▶ [Problem to work on] Everything from the first line of the entries below through the line holding "(t3) at (273,606)" must be printed exactly as written.
======== Input for this task
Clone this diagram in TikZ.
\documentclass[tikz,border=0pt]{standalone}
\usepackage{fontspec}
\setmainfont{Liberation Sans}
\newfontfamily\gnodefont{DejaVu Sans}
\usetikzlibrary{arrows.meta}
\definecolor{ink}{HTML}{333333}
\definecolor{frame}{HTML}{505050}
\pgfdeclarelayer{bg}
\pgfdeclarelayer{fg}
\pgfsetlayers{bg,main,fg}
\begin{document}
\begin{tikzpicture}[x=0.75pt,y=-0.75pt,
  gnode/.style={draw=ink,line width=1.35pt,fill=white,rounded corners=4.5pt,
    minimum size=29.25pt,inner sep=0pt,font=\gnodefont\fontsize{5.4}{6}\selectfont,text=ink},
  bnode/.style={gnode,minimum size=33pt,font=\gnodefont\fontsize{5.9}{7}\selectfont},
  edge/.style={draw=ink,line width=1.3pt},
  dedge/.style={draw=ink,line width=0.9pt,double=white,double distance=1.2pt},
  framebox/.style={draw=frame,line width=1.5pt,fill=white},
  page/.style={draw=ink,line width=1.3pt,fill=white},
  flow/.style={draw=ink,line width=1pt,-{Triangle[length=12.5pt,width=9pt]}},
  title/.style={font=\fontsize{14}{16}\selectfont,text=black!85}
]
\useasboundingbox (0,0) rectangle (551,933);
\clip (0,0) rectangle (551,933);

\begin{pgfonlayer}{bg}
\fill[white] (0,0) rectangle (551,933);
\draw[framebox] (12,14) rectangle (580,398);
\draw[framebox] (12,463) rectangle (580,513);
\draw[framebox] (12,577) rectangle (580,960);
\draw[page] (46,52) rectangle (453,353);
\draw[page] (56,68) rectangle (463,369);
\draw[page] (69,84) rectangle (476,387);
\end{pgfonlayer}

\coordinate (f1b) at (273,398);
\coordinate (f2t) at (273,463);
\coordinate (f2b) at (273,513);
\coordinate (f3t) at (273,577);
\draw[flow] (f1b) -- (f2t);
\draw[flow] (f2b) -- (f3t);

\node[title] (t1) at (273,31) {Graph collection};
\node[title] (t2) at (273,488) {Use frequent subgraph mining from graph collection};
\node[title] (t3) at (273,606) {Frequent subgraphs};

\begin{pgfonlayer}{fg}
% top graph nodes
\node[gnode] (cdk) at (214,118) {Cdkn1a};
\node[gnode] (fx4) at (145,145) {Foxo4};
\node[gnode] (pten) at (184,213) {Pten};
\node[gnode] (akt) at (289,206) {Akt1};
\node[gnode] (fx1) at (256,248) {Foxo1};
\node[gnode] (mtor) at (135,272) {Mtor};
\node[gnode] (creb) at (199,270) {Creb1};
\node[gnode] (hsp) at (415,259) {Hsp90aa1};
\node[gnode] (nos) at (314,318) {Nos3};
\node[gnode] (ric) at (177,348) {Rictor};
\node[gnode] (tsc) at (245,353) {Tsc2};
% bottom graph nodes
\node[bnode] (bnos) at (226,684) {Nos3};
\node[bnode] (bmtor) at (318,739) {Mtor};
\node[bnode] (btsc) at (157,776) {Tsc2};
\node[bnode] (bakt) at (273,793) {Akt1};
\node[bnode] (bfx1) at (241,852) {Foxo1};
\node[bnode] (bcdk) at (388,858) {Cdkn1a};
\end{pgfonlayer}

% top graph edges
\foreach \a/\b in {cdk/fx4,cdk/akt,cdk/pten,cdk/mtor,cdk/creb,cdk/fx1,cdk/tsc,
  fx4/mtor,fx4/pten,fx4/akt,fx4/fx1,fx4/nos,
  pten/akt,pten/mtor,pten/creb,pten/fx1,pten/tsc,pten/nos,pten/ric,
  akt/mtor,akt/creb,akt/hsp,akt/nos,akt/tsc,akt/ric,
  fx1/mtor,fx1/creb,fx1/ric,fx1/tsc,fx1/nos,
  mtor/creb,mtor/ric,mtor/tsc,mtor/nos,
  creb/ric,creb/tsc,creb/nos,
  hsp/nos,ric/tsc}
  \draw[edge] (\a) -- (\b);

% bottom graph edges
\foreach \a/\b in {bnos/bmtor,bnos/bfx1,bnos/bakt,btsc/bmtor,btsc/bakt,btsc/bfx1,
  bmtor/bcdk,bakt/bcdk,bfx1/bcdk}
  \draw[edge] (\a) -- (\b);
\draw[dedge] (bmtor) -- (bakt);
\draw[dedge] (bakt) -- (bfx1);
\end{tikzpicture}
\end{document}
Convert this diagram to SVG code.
================
▶ [Exercise solution]
Clone this diagram in TikZ.
\documentclass[tikz,border=0pt]{standalone}
\usepackage{fontspec}
\setmainfont{Liberation Sans}
\newfontfamily\gnodefont{DejaVu Sans}
\usetikzlibrary{arrows.meta}
\definecolor{ink}{HTML}{333333}
\definecolor{frame}{HTML}{505050}
\pgfdeclarelayer{bg}
\pgfdeclarelayer{fg}
\pgfsetlayers{bg,main,fg}
\begin{document}
\begin{tikzpicture}[x=0.75pt,y=-0.75pt,
  gnode/.style={draw=ink,line width=1.35pt,fill=white,rounded corners=4.5pt,
    minimum size=29.25pt,inner sep=0pt,font=\gnodefont\fontsize{5.4}{6}\selectfont,text=ink},
  bnode/.style={gnode,minimum size=33pt,font=\gnodefont\fontsize{5.9}{7}\selectfont},
  edge/.style={draw=ink,line width=1.3pt},
  dedge/.style={draw=ink,line width=0.9pt,double=white,double distance=1.2pt},
  framebox/.style={draw=frame,line width=1.5pt,fill=white},
  page/.style={draw=ink,line width=1.3pt,fill=white},
  flow/.style={draw=ink,line width=1pt,-{Triangle[length=12.5pt,width=9pt]}},
  title/.style={font=\fontsize{14}{16}\selectfont,text=black!85}
]
\useasboundingbox (0,0) rectangle (551,933);
\clip (0,0) rectangle (551,933);

\begin{pgfonlayer}{bg}
\fill[white] (0,0) rectangle (551,933);
\draw[framebox] (12,14) rectangle (580,398);
\draw[framebox] (12,463) rectangle (580,513);
\draw[framebox] (12,577) rectangle (580,960);
\draw[page] (46,52) rectangle (453,353);
\draw[page] (56,68) rectangle (463,369);
\draw[page] (69,84) rectangle (476,387);
\end{pgfonlayer}

\coordinate (f1b) at (273,398);
\coordinate (f2t) at (273,463);
\coordinate (f2b) at (273,513);
\coordinate (f3t) at (273,577);
\draw[flow] (f1b) -- (f2t);
\draw[flow] (f2b) -- (f3t);

\node[title] (t1) at (273,31) {Graph collection};
\node[title] (t2) at (273,488) {Use frequent subgraph mining from graph collection};
\node[title] (t3) at (273,606) {Frequent subgraphs};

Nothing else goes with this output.